Mucho antes de que Manuel Mora Serrano creara el turismo literario provincial a mediados de los sesenta —que más bien era una especie de gastronomía literaria utilizada por Manolito para descubrir nuevos escritores en los pueblos del interior—, ya existía en la capital un tour bibliográfico dedicado a visitar las librerías de la capital.
En un espacio de cuarenta manzanas, desde la calle Padre Billini a la Caracas (de sur a norte); y desde la Isabel la Católica a la Palo Hincado (de este a oeste), Santo Domingo tenía una librería por cada restaurante, incluyendo las fondas. Hoy, ese mismo perímetro citadino tiene alrededor de cuarenta restaurantes por cada librería —¡y cuidado si menos! O sea, el abultamiento gastronómico, aupado por un turismo masivo, ha sobrepasado a las librerías, exceptuando una multiplicación de bouquinistes en El Conde y sus periferias. La capital dominicana, de ciudad que amaba las librerías, se ha convertido en una zona casi desprovista de ellas.

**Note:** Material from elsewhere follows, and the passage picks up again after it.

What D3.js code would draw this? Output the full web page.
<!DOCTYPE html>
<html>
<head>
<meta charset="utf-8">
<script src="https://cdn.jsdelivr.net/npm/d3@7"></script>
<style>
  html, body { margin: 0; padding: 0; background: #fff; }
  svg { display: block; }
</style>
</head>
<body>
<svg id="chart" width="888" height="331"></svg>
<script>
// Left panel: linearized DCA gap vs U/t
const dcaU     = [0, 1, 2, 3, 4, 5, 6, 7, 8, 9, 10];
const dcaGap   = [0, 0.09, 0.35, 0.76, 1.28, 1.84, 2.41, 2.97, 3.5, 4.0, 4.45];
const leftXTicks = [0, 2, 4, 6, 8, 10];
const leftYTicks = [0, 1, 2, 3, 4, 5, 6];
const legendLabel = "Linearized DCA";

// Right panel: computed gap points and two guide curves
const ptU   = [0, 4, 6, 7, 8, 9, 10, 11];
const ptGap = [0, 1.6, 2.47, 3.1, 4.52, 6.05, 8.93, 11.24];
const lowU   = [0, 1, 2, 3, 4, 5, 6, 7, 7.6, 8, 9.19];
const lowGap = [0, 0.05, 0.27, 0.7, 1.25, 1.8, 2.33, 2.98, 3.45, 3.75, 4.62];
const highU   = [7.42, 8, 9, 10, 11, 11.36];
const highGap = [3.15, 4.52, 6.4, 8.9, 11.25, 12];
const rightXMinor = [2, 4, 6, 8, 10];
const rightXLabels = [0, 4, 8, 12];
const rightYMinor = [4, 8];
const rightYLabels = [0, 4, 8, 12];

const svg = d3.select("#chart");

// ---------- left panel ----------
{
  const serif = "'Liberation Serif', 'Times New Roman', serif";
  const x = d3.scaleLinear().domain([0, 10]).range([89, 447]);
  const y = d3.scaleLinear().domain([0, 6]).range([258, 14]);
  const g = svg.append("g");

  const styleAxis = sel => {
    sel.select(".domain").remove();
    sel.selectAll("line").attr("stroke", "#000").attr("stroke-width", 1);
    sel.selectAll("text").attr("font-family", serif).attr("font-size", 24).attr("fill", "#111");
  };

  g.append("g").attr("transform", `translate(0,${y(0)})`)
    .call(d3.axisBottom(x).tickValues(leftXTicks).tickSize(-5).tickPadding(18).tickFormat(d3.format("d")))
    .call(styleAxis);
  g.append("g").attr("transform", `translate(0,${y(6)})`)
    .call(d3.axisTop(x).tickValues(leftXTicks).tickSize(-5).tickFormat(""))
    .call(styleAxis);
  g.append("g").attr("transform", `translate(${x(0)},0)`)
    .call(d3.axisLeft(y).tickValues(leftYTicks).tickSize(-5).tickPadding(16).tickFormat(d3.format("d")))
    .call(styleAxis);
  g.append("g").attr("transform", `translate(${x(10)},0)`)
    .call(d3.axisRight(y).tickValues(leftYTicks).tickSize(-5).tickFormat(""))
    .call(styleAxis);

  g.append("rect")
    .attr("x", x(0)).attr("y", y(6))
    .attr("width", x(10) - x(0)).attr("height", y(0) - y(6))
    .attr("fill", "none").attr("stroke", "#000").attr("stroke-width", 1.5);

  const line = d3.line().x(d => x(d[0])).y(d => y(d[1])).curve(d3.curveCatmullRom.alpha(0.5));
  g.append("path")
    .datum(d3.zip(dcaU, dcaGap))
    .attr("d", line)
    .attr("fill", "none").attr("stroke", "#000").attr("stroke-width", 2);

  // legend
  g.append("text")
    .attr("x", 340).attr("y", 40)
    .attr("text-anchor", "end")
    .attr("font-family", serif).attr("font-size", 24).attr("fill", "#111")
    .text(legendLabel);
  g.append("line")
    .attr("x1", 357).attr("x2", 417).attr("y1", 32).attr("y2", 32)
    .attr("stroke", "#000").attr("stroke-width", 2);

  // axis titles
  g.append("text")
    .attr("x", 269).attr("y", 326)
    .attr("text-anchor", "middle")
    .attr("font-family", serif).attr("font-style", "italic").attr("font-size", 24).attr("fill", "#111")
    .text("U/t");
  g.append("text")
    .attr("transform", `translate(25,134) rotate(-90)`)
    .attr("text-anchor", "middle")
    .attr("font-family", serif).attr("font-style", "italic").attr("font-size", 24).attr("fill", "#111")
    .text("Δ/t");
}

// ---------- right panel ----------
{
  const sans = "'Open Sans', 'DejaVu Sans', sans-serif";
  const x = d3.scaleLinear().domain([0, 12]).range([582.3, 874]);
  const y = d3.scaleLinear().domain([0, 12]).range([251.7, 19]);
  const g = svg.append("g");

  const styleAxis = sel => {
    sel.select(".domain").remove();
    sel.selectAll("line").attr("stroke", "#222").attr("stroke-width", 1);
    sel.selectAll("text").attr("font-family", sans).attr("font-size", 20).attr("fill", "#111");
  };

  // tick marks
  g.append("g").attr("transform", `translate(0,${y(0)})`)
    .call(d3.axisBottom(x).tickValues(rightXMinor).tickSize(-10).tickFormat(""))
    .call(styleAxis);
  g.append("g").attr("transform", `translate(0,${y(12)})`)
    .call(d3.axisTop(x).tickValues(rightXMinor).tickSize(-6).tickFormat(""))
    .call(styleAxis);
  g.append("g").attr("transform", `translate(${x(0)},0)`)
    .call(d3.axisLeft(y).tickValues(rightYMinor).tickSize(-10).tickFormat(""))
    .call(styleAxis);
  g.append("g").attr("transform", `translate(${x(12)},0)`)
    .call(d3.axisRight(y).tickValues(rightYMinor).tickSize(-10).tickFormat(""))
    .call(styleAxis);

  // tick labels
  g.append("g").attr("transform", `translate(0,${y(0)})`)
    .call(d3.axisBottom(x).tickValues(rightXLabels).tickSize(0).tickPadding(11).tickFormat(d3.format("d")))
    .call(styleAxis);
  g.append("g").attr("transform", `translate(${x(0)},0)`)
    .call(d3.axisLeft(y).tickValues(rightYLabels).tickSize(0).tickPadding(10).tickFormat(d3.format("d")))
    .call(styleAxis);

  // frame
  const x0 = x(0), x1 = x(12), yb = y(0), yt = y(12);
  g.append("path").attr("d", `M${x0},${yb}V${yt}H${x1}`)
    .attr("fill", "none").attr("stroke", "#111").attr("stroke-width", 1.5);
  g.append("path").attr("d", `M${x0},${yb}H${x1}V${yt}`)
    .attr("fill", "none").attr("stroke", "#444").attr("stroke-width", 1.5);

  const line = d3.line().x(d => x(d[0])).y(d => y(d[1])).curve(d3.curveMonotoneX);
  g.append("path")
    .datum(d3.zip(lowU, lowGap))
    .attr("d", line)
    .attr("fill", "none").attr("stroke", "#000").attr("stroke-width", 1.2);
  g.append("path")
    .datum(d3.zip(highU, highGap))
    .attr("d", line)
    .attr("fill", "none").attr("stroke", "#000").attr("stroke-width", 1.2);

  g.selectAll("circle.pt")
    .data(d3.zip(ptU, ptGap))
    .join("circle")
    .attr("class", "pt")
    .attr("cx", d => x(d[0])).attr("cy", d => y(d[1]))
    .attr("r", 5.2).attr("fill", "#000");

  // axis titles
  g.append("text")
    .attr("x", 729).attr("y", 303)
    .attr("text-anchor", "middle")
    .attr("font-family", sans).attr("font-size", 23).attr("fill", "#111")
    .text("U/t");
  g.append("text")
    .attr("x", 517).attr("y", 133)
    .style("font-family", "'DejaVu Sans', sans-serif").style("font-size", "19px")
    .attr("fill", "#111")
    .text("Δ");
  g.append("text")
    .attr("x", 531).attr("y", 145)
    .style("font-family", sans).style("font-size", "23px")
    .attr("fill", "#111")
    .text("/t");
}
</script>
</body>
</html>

Mi día bibliográfico era el sábado y mis compras de libros no requerían tarjeta de crédito ni chequera: Rodolfo Coiscou, Sebastián Amengual, Pedro Bisonó, Héctor Western, Julio Postigo, los hermanos Escofet, Antonio Cuello, Pedro Bisonó, Franklin Franco, Antonio Lockward y más tarde Virtudes Uribe, me vendían a crédito; solo bastaba un simple registro de los libros para completar la venta. Luego, cuando Blasco y Villaverde fundaron sus librerías, los tours literarios se ampliaron con títulos de cine, religión y lingüística.
Los libros y las ciudades siempre han tenido un maridaje clandestino desde que Johann Gutenberg inventó la imprenta a mitad del Siglo XV y las urbes comenzaron a distinguirse por sus libros, como la actual Lisboa, que ostenta hoy la distinción mundial de ser la ciudad con más librerías: 41,6 por cada 100 mil habitantes (según The World Index).

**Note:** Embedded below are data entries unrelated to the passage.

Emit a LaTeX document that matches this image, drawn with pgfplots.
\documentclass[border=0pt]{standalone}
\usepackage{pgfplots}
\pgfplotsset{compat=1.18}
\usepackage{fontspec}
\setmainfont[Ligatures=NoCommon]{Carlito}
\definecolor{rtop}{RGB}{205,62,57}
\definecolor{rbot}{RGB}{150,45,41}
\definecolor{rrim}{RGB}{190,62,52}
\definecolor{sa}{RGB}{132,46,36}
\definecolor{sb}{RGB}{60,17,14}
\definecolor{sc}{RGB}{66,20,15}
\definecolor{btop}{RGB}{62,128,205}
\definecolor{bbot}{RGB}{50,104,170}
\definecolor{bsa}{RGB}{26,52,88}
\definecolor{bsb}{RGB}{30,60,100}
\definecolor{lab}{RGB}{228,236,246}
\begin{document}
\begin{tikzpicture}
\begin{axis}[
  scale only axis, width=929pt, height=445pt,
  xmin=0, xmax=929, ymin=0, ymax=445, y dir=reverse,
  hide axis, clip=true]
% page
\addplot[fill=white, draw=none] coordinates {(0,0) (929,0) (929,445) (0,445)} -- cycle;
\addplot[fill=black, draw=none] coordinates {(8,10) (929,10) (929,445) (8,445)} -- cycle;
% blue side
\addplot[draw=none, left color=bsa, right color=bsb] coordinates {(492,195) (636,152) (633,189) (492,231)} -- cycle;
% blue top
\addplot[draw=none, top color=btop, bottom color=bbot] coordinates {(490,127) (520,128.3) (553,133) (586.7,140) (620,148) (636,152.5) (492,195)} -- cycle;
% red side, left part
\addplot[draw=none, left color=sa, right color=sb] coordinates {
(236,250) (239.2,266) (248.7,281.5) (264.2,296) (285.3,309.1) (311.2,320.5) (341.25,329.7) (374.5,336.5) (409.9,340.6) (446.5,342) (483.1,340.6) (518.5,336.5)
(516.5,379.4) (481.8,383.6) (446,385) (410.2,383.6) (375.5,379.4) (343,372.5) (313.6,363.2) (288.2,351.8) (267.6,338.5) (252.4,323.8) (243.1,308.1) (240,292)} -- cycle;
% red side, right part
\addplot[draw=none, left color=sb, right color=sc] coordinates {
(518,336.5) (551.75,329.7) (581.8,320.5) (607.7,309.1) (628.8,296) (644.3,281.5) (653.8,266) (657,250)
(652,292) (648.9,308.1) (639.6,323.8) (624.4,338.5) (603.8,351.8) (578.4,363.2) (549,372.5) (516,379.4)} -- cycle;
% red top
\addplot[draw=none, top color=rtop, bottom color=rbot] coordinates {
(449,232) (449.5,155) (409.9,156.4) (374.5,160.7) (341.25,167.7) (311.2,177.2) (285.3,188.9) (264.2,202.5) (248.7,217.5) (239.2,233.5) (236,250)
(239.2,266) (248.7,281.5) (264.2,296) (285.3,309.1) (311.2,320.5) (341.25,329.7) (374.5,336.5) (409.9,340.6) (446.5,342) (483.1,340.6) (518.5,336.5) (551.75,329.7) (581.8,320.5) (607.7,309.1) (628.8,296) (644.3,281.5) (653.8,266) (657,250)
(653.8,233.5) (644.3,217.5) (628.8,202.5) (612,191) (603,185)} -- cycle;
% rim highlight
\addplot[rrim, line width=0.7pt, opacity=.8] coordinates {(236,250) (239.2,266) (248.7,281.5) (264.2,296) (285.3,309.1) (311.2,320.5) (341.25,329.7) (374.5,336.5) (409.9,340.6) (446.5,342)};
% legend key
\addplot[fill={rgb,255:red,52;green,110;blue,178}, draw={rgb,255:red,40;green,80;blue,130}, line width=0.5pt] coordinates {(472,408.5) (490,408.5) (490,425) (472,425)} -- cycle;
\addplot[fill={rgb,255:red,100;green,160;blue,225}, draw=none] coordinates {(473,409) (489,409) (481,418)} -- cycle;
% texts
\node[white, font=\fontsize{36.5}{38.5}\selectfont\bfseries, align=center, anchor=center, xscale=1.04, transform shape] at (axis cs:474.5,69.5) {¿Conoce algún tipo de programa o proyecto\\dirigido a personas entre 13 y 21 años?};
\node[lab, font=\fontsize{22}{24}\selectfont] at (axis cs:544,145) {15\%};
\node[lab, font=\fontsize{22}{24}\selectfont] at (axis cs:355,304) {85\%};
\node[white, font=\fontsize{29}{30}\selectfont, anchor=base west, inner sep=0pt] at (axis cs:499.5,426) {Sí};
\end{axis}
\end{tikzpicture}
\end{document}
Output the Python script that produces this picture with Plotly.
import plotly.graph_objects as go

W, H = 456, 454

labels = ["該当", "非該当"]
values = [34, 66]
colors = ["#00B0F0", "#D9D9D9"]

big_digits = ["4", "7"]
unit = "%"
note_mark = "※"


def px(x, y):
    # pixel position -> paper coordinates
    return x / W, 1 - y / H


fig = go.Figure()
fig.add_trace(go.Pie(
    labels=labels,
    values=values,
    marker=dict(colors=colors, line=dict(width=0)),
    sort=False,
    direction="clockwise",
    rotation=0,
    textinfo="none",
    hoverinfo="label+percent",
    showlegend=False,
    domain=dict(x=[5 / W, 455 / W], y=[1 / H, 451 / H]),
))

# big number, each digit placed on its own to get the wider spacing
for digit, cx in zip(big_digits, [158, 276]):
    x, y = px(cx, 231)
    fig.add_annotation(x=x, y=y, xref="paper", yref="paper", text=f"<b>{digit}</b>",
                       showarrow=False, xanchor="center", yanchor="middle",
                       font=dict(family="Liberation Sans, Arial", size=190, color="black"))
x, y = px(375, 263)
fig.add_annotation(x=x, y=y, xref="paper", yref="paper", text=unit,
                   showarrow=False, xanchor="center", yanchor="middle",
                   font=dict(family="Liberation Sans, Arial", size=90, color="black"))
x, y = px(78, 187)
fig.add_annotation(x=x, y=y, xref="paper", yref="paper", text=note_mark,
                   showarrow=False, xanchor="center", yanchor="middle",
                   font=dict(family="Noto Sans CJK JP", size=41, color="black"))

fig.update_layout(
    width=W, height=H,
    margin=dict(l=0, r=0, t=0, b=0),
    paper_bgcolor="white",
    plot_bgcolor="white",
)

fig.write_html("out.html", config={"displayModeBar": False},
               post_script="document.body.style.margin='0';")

En un ejercicio de masoquismo literario me retrotraje al interregno que siguió a la revolución de abril, donde una parte de nuestra juventud se vistió de luto y dolor; todo dimensionado desde un estructurado triunfo electoral de Balaguer sobre Bosch. En ese ejercicio me pregunté si la construcción histórica del sujeto dominicano no habría sufrido en aquella coyuntura una sustracción, un bloqueo hacia la lectura, cuyo malestar nos ha acompañado desde que los Trinitarios, encabezados por Duarte en 1844, escribieron sobre diamante el nombre República Dominicana.
No sé si esta generación de cibernautas la conoce, pero tras la efervescencia revolucionaria de abril, escribí Viaje de regreso, una pequeña pieza teatral donde dibujé el círculo agónico que rodea y acogota la frustración del sujeto dominicano y lo reta a enfrentar vida, cultura y porvenir en el desasosiego de un diálogo de sordos.

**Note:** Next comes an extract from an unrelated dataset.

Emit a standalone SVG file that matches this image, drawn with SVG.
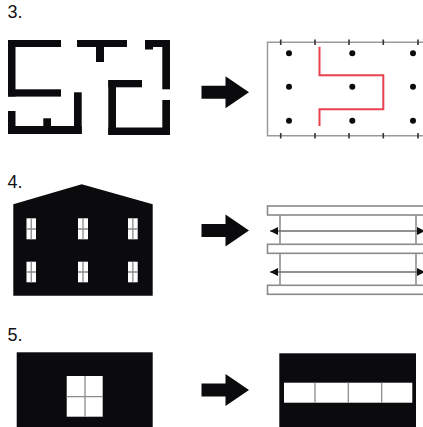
<svg xmlns="http://www.w3.org/2000/svg" width="423" height="427" viewBox="0 0 423 427">
  <style>
    .num { font-family: "Liberation Sans", Arial, sans-serif; font-size: 18px; fill: #111; }
    .ink { fill: #0b0a0c; }
    .grid { fill: none; stroke: #9a9a9a; stroke-width: 1.5; }
    .tick { stroke: #333; stroke-width: 1.6; }
    .dot { fill: #0b0a0c; }
    .route { fill: none; stroke: #e8404f; stroke-width: 2; }
    .slab { fill: #fff; stroke: #8a8a8a; stroke-width: 1.6; }
    .col { stroke: #777; stroke-width: 1.3; }
    .span { stroke: #6d6d6d; stroke-width: 1.6; }
    .pane { fill: #fff; }
    .bar { stroke: #8c8c8c; stroke-width: 1.3; }
  </style>
  <defs>
    <!-- block arrow, tip at origin -->
    <path id="blockArrow" d="M-47.5 -6.5 H-23.5 V-16 L0 0 L-23.5 16 V6.5 H-47.5 Z"/>
    <marker id="headEnd" viewBox="0 0 8 8" refX="8" refY="4" markerWidth="8" markerHeight="8" markerUnits="userSpaceOnUse" orient="auto">
      <path d="M0 0 L8 4 L0 8 Z" fill="#111"/>
    </marker>
    <marker id="headStart" viewBox="0 0 8 8" refX="0" refY="4" markerWidth="8" markerHeight="8" markerUnits="userSpaceOnUse" orient="auto">
      <path d="M8 0 L0 4 L8 8 Z" fill="#111"/>
    </marker>
  </defs>

  <!-- row 3: room layout to column grid -->
  <text class="num" x="7.5" y="18.3">3.</text>
  <g id="plan-walls" class="ink">
    <rect x="8" y="40" width="53" height="7"/>
    <rect x="8" y="40" width="7.5" height="56.5"/>
    <rect x="8" y="89.3" width="53" height="7.3"/>
    <rect x="8" y="111" width="7.5" height="23"/>
    <rect x="8" y="126" width="73.7" height="8"/>
    <rect x="43.3" y="118.3" width="7.7" height="8"/>
    <rect x="74" y="92.3" width="7.7" height="41.7"/>
    <rect x="77" y="40" width="50" height="7"/>
    <rect x="96" y="46" width="8" height="16"/>
    <rect x="145" y="40" width="25" height="7"/>
    <rect x="145" y="46" width="8" height="3.5"/>
    <rect x="162.3" y="40" width="7.7" height="49.3"/>
    <rect x="108.3" y="80" width="33.7" height="7.3"/>
    <rect x="108.3" y="80" width="7.7" height="55"/>
    <rect x="108.3" y="127.5" width="61.7" height="7.5"/>
    <rect x="162.3" y="100" width="7.7" height="35"/>
  </g>
  <g id="arrow-3" class="ink">
    <use href="#blockArrow" x="249" y="92.3"/>
  </g>
  <g id="column-grid">
    <path class="grid" d="M430 42.3 H267.5 V135.7 H430"/>
    <g class="tick">
      <path d="M280.7 39.5 V45 M315 39.5 V45 M349 39.5 V45 M383.3 39.5 V45 M418 39.5 V45"/>
      <path d="M280.7 133 V138.5 M315 133 V138.5 M349 133 V138.5 M383.3 133 V138.5 M418 133 V138.5"/>
    </g>
    <g class="dot">
      <circle cx="289" cy="53.3" r="3"/>
      <circle cx="352.3" cy="53.3" r="3"/>
      <circle cx="413" cy="53.3" r="3"/>
      <circle cx="289" cy="86.7" r="3"/>
      <circle cx="352.3" cy="86.7" r="3"/>
      <circle cx="413" cy="86.7" r="3"/>
      <circle cx="289" cy="120.7" r="3"/>
      <circle cx="352.3" cy="120.7" r="3"/>
      <circle cx="413" cy="120.7" r="3"/>
    </g>
    <path class="route" d="M319.5 46.7 V75.3 H383.3 V109.3 H319.5 V126"/>
  </g>

  <!-- row 4: gabled facade to stacked floors -->
  <text class="num" x="7.5" y="188.3">4.</text>
  <g id="facade">
    <path class="ink" d="M13.3 204.3 L81.7 184.3 L152.7 204.3 V295.7 H13.3 Z"/>
    <g class="pane">
      <rect x="26.5" y="218.3" width="9.5" height="21"/>
      <rect x="78" y="218.3" width="10" height="21"/>
      <rect x="128" y="218.3" width="9.7" height="21"/>
      <rect x="26.5" y="261.7" width="9.5" height="20.6"/>
      <rect x="78" y="261.7" width="10" height="20.6"/>
      <rect x="128" y="261.7" width="9.7" height="20.6"/>
    </g>
    <g class="bar">
      <path d="M31.25 218.3 V239.3 M26.5 229 H36 M83 218.3 V239.3 M78 229 H88 M132.85 218.3 V239.3 M128 229 H137.7"/>
      <path d="M31.25 261.7 V282.3 M26.5 272 H36 M83 261.7 V282.3 M78 272 H88 M132.85 261.7 V282.3 M128 272 H137.7"/>
    </g>
  </g>
  <g id="arrow-4" class="ink">
    <use href="#blockArrow" x="249" y="230.5"/>
  </g>
  <g id="floor-stack">
    <path class="col" d="M280 215 V244.3 M280 253.3 V285 M416 215 V244.3 M416 253.3 V285"/>
    <rect class="slab" x="267.5" y="206" width="170" height="9"/>
    <rect class="slab" x="267.5" y="244.3" width="170" height="9"/>
    <rect class="slab" x="267.5" y="285.3" width="170" height="9"/>
  </g>
  <g id="connectors">
    <line class="span" x1="270" y1="231" x2="425" y2="231" marker-start="url(#headStart)" marker-end="url(#headEnd)"/>
    <line class="span" x1="270" y1="272" x2="425" y2="272" marker-start="url(#headStart)" marker-end="url(#headEnd)"/>
  </g>

  <!-- row 5: single window to ribbon window -->
  <text class="num" x="7.5" y="340.7">5.</text>
  <g id="punched-wall">
    <rect class="ink" x="16.7" y="352.3" width="136" height="80"/>
    <rect class="pane" x="66.7" y="376" width="36" height="40.7"/>
    <path class="bar" d="M85 376 V416.7 M66.7 396.7 H102.7"/>
  </g>
  <g id="arrow-5" class="ink">
    <use href="#blockArrow" x="249" y="390"/>
  </g>
  <g id="ribbon-wall">
    <rect class="ink" x="279.3" y="353.3" width="136.7" height="80"/>
    <rect class="pane" x="284" y="382.7" width="128.3" height="20"/>
    <path class="bar" d="M315 382.7 V402.7 M348.3 382.7 V402.7 M381.7 382.7 V402.7"/>
  </g>
</svg>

La desaparición de las librerías podría relacionarse a la expansión de la televisión, los celulares, la Internet y sus plataformas, cobijadores del brillo transitorio del fenómeno viral, el cual llena los espacios de abandono y soledad de las nuevas generaciones, cuya apatía a la palabra impresa preocupa y asusta. ¿Será esto un ocaso?